Not surprisingly, training routines and obedience work is a great way to give your dog a combination of mental and physical exercise. If you have a basement or heated garage you may want to consider setting up a training area that includes a few agility types of obstacles that you can work the dog through before you leave them alone. Just be sure all the surfaces are non-slip and that your dog is not going to be at risk of injury should he or she slip or fall. Avoid the high obstacles such as a walk-over or A-frame unless you can provide a lot of mats or carpeted area under the particular obstacle. Outdoors on soft ground this is rarely an issue but on cement or indoor flooring it is a significant factor.
Working a dog through weaving poles, over small jumps or even through a modified tunnel in a variety of combinations can give them something to think about and a mental challenge to complete. You can always throw in some obedience work in the middle of the routine including sit, stay, fetch and some of the more advanced tricks. The more that you change up the routine but also make it fun for the dog the more beneficial this will be. This is also a great way to keep your training engaging for the dog and prevent any boredom with highly repetitive types of activities.
Playing mental challenge games with your dog is a wonderful option and lots of fun for the whole family. For dogs that have scent ability, which is virtually any breed, consider a game of hide and seek with a favorite toy. Start by having the dog sit and stay while you walk away from the dog with the toy. Place it in easy sight of the dog and tell him or her to "find the toy" or whatever command you want to use. Praise them when they bring it back to you or give them a bit of help if they aren't familiar with the game of fetch.
Over time gradually move the toy further away from the dog and start to place it behind objects or under furniture. Always ensure that the dog can find the toy until they are completely sure as to what you are asking them to do. After the dog has a bit of practice with the game you can start hiding the toy in other rooms or in more challenging locations. Be careful hiding it in cupboards and closets as you may teach your dog to go into places that you really don't want them to be.
Puzzle games that provide mental challenges are great for dogs to play with both when you are home and when you are gone. When you are at home playing with the dog with the toy encourages the dog to see the toy as a favorite, making it more likely they will also play with it while you are away. Many puzzle toys have parts that are inside the main toy, with the object of the puzzle for the dog to figure out how to get the smaller toys out of the larger one. These toys need to be appropriately sized for dogs and also durable enough to withstand your dog's chewing.

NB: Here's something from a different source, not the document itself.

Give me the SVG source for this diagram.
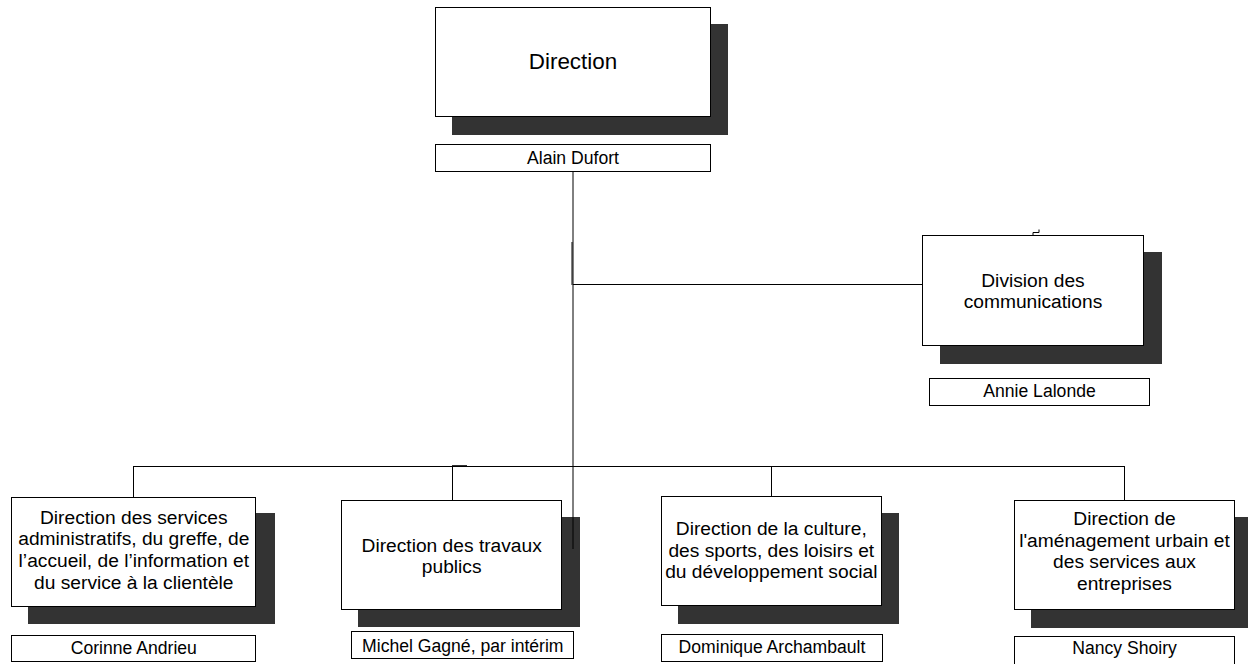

One great puzzle type of toy is a new variation on the old shell game. A box, often wooden but sometimes durable plastic is covered with sliding covers in long strips down the box. Under the sliding strips are small hollowed out holes into which dog treats can be placed. The slides are then moved to the correct location to cover the holes. The dog is then has to use his or her paws to move the sliders to unveil the treats. Some dogs actually use problem solving techniques of sniffing each slider before deciding which ones to move while other dogs just paw at all the sliders until they find what they want.
Puzzles can also include boxes with levers a dog must pull or push to get a treat or even puzzles where the dog can produce different sounds by pressing on a specific area of the puzzle. Any of these types of activities are great to engage the dog both as a toy and also as a way to stay entertained and mentally stimulated in a positive way.